The Outback Steakhouse lease requires Tenant to agree to the following use
restrictions:
Tenant agrees not to use, or permit the use, of the Premises or any portion
thereof, for a full service restaurant, or any facility owning an on-premises
wine, beer or liquor license.
Xxxxxx agrees not to use, or permit the use, of the Premises or any portion
thereof, for the operation of a movie theater, bowling alley, pool hall, skating
rink, adult entertainment facility, health club, fitness center, video or other
game room, video store or theater.
2. Tenant shall at its sole cost and expense promptly comply with all laws,
statutes, ordinances and governmental rules, regulations or requirements now in
force or which may hereafter be in force and with the requirements of any board
of fire underwriters or other similar body now or hereafter constituted relating
to or affecting the condition, use or occupancy of the Premises, excluding
structural changes not relating to or required by the condition, use or
occupancy of the Premises, or otherwise not related to or otherwise required by
Tenant's improvements or acts.
B. NEGATIVE OBLIGATIONS:
1. Tenant shall not do or permit anything to be done in or about the
Premises nor bring or keep anything therein which will in any way increase the
existing rate or affect any fire or other insurance upon the Building or any of
its contents (unless Landlord approves such acts or use and Tenant agrees to pay
any increased premium as a result of such acts or use), or cause a cancellation
of any insurance policy covering said Building or any part thereof or any of its
contents, nor shall Tenant sell or permit to be kept, used or sold in or about
said Premises any articles which may be prohibited by a standard form policy of
fire insurance.
2. Tenant shall not do or permit anything to be done in or about the
Premises which will in any way obstruct or interfere with the rights of other
tenants or occupants of the Building or injure or annoy them or use or allow the
Premises to be used for any unlawful or objectionable purpose, nor shall Tenant
cause, maintain or permit any nuisance in or about the Premises.
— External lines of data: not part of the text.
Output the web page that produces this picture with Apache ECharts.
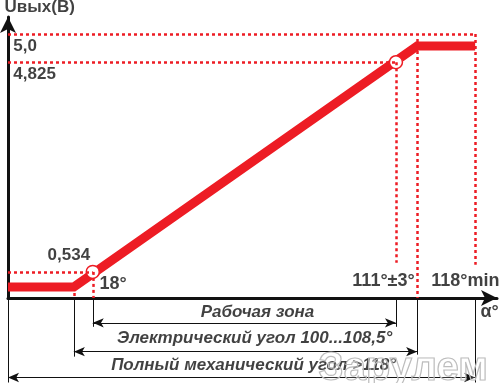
<!DOCTYPE html>
<html><head><meta charset="utf-8">
<script src="https://cdn.jsdelivr.net/npm/echarts@6/dist/echarts.min.js"></script>
<style>html,body{margin:0;padding:0;background:#fff}#c{width:500px;height:383px}</style>
</head><body><div id="c"></div>
<script>
// Schematic angle positions (x) and output voltage (y)
const curveX = [-8, 12.2, 117.5, 135.3];
const curveY = [0.225, 0.225, 5.157, 5.157];
const pointX = [18, 111];
const pointY = [0.534, 4.825];
const level5Y = 5.40;          // schematic position of the 5,0 V guide
const xStart = -8, xElec = 12.2, xEnd = 117.5, xMech = 135.3;
const yLabels = ['5,0', '4,825', '0,534'];
const xLabels = ['18°', '111°±3°', '118°min', 'α°'];
const dimLabels = ['Рабочая зона', 'Электрический угол 100...108,5°', 'Полный механический угол >118°'];
const axisTitle = 'Uвых(В)';

const RED = '#ed1c24';
const FONT = "'Liberation Sans', Arial, sans-serif";
const dot = { type: [3, 3], width: 2.5, color: RED };
const thin = { type: 'solid', width: 1, color: '#111' };

function seg(a, b, style, sym) {
  return [{ coord: a, symbol: sym ? 'arrow' : 'none', lineStyle: style }, { coord: b, symbol: sym ? 'arrow' : 'none' }];
}

const guides = [
  seg([xStart, level5Y], [xMech, level5Y], dot),
  seg([xMech, level5Y], [xMech, 0.68], dot),
  seg([xStart, pointY[1]], [pointX[1], pointY[1]], dot),
  seg([pointX[1], pointY[1]], [pointX[1], 0.72], dot),
  seg([xEnd, 5.30], [xEnd, 0], dot),
  seg([xStart, pointY[0]], [pointX[0], pointY[0]], dot),
  seg([pointX[0], pointY[0]], [pointX[0], 0], dot),
  seg([xElec, curveY[0]], [xElec, 0], dot)
];
// lower dimension area (second grid, y from 0 down)
const dims = [
  seg([pointX[0], 0], [pointX[0], -0.593], thin),
  seg([pointX[1], 0], [pointX[1], -0.593], thin),
  seg([xElec, 0], [xElec, -1.207], thin),
  seg([xEnd, 0], [xEnd, -1.166], thin),
  seg([xMech, 0], [xMech, -1.74], thin),
  seg([xStart, 0], [xStart, -1.74], thin),
  seg([pointX[0], -0.512], [pointX[1], -0.512], thin, true),
  seg([xElec, -1.105], [xEnd, -1.105], thin, true),
  seg([xStart, -1.637], [xMech, -1.637], thin, true)
];

function txt(x, y, s, align, size, italic) {
  return { value: [x, y], name: s, label: { align: align, fontSize: size, fontStyle: italic ? 'italic' : 'normal' } };
}
const textsTop = [
  txt(-8.9, 5.93, axisTitle, 'left', 17),
  txt(-6.2, 5.136, yLabels[0], 'left', 17),
  txt(-6.2, 4.563, yLabels[1], 'left', 17),
  txt(4.3, 0.859, yLabels[2], 'left', 17),
  txt(20.2, 0.266, xLabels[0], 'left', 18),
  txt(116.9, 0.327, xLabels[1], 'right', 18),
  txt(122.0, 0.327, xLabels[2], 'left', 18)
];
const textsBottom = [
  txt(137.1, -0.307, xLabels[3], 'left', 18),
  txt(68.7, -0.307, dimLabels[0], 'center', 17, true),
  txt(67.8, -0.839, dimLabels[1], 'center', 17, true),
  txt(67.5, -1.39, dimLabels[2], 'center', 17, true)
];

const hiddenAxis = { axisLine: { show: false }, axisTick: { show: false }, axisLabel: { show: false }, splitLine: { show: false } };
const labelStyle = { show: true, position: [0, 0], verticalAlign: 'middle', color: '#111', fontWeight: 'bold', fontFamily: FONT, formatter: p => p.name };

const chart = echarts.init(document.getElementById('c'), null, { renderer: 'canvas' });
chart.setOption({
  animation: false,
  backgroundColor: '#fff',
  grid: [
    { left: 8, right: 3, top: 17, bottom: 85, containLabel: false },
    { left: 8, right: 3, top: 298, bottom: 0, containLabel: false }
  ],
  xAxis: [{
    type: 'value', min: -8, max: 142, gridIndex: 0,
    axisLine: { show: true, onZero: false, symbol: ['none', 'arrow'], symbolSize: [12, 16], lineStyle: { color: '#111', width: 3 } },
    axisTick: { show: false }, axisLabel: { show: false }, splitLine: { show: false }
  }, Object.assign({ type: 'value', min: -8, max: 142, gridIndex: 1 }, hiddenAxis)],
  yAxis: [{
    type: 'value', min: 0, max: 5.75, gridIndex: 0,
    axisLine: { show: true, onZero: false, symbol: ['none', 'arrow'], symbolSize: [12, 16], lineStyle: { color: '#111', width: 3 } },
    axisTick: { show: false }, axisLabel: { show: false }, splitLine: { show: false }
  }, Object.assign({ type: 'value', min: -1.75, max: 0, gridIndex: 1 }, hiddenAxis)],
  graphic: [{
    type: 'text', left: 318, top: 348, z: 100, silent: true,
    style: { text: 'Зарулем', font: 'bold 40px ' + FONT, fill: 'rgba(255,255,255,0.15)', stroke: '#b8b8b8', lineWidth: 1.2 }
  }],
  series: [
    {
      type: 'line', clip: false, silent: true, symbol: 'none', z: 1, xAxisIndex: 0, yAxisIndex: 0,
      data: [],
      markLine: { silent: true, animation: false, label: { show: false }, symbolSize: [7, 10], data: guides }
    },
    {
      type: 'line', clip: false, silent: true, symbol: 'none', z: 1, xAxisIndex: 1, yAxisIndex: 1,
      data: [],
      markLine: { silent: true, animation: false, label: { show: false }, symbolSize: [7, 11], data: dims }
    },
    {
      type: 'line', silent: true, symbol: 'none', z: 3, xAxisIndex: 0, yAxisIndex: 0,
      lineStyle: { color: RED, width: 9, join: 'miter' },
      data: curveX.map((x, i) => [x, curveY[i]])
    },
    {
      type: 'scatter', silent: true, z: 4, symbolSize: 13, xAxisIndex: 0, yAxisIndex: 0,
      itemStyle: { color: '#fff', borderColor: RED, borderWidth: 1.5, opacity: 1 },
      data: pointX.map((x, i) => [x, pointY[i]])
    },
    {
      type: 'scatter', silent: true, clip: false, z: 5, symbolSize: 1, xAxisIndex: 0, yAxisIndex: 0,
      itemStyle: { color: 'rgba(0,0,0,0)' }, label: labelStyle, data: textsTop
    },
    {
      type: 'scatter', silent: true, clip: false, z: 5, symbolSize: 1, xAxisIndex: 1, yAxisIndex: 1,
      itemStyle: { color: 'rgba(0,0,0,0)' }, label: labelStyle, data: textsBottom
    }
  ]
});
</script></body></html>
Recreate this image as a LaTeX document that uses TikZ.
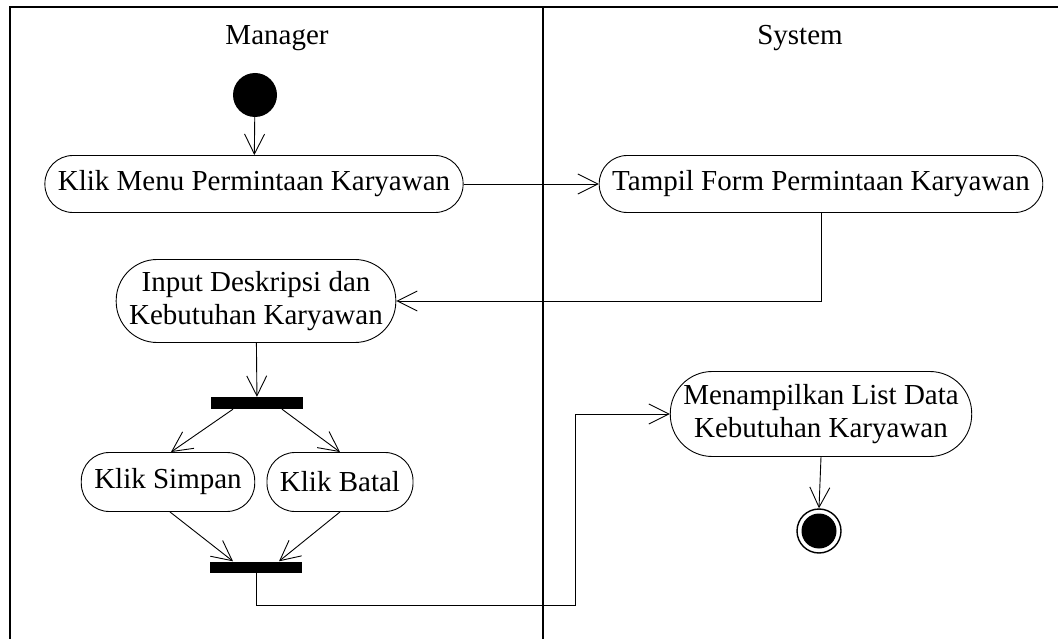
\documentclass[tikz,border=0pt]{standalone}
\usepackage{fontspec}
\setmainfont{Liberation Serif}
\usepackage{tikz}
\usetikzlibrary{arrows.meta, positioning}

\begin{document}
\begin{tikzpicture}[x=1pt, y=-1pt, font=\fontsize{29}{33}\selectfont]
    % Styles
    \tikzstyle{activity} = [rectangle, draw, line width=0.9pt, rounded corners=28pt, text centered, inner xsep=13pt, inner ysep=0pt, minimum height=57pt]
    \tikzstyle{activity2} = [activity, align=center, rounded corners=41pt, minimum height=83pt]
    \tikzstyle{bar} = [rectangle, fill=black, inner sep=0pt, minimum width=92pt, minimum height=12pt]
    \tikzstyle{arrow} = [line width=0.9pt, -{Straight Barb[length=20pt, width=20pt, line width=0.9pt]}]
    \tikzstyle{lane} = [line width=1.6pt]

    \useasboundingbox (0,0) rectangle (1058,639);

    % Swimlanes
    \draw [lane] (1058,7) -- (10,7) -- (10,639);
    \draw [lane] (543,7) -- (543,639);
    \node (manager) at (277,38) {Manager};
    \node (system) at (800,38) {System};

    % Nodes
    \node [circle, fill=black, inner sep=0pt, minimum size=44pt] (start) at (255,95) {};
    \node [activity] (menu) at (254,184) {Klik Menu Permintaan Karyawan};
    \node [activity] (form) at (821,184) {Tampil Form Permintaan Karyawan};
    \node [activity2] (input) at (256,301) {Input Deskripsi dan\\Kebutuhan Karyawan};
    \node [bar] (fork) at (257,403) {};
    \node [activity, minimum height=59pt] (simpan) at (168,482) {Klik Simpan};
    \node [activity, minimum height=59pt] (batal) at (340,482) {Klik Batal};
    \node [bar, minimum height=11pt] (join) at (256,567) {};
    \node [activity2, minimum height=85pt, rounded corners=42pt] (list) at (821,414) {Menampilkan List Data\\Kebutuhan Karyawan};
    \node [circle, draw, line width=1.4pt, inner sep=0pt, minimum size=44pt,
           path picture={\fill (path picture bounding box.center) circle (17.5pt);}] (end) at (819,531) {};
    \coordinate (bend) at (575,605);

    % Arrows
    \draw [arrow] (start) -- (menu);
    \draw [arrow] (menu) -- (form);
    \draw [arrow] (form.south) |- (input.east);
    \draw [arrow] (input) -- (fork);
    \draw [arrow] ([xshift=-24pt]fork.south) -- ([xshift=3pt]simpan.north);
    \draw [arrow] ([xshift=25pt]fork.south) -- (batal.north);
    \draw [arrow] ([xshift=2pt]simpan.south) -- ([xshift=-23pt]join.north);
    \draw [arrow] (batal.south) -- ([xshift=23pt]join.north);
    \draw [arrow] (join.south) |- (bend) |- (list.west);
    \draw [arrow] (list.south) -- (end.north);
\end{tikzpicture}
\end{document}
Tenant shall
not commit or suffer to be committed any waste in or upon the Premises.
3. Tenant shall not use the Premises or permit anything to be done in or
about the Premises which will in any way conflict with any applicable statute,
ordinance or governmental rule or regulation or requirement of duly constituted
public authorities now in force or which may hereafter be enacted or
promulgated.
4. Tenant shall not do anything in the Premises or Building which would
tend to injure the reputation of the Building.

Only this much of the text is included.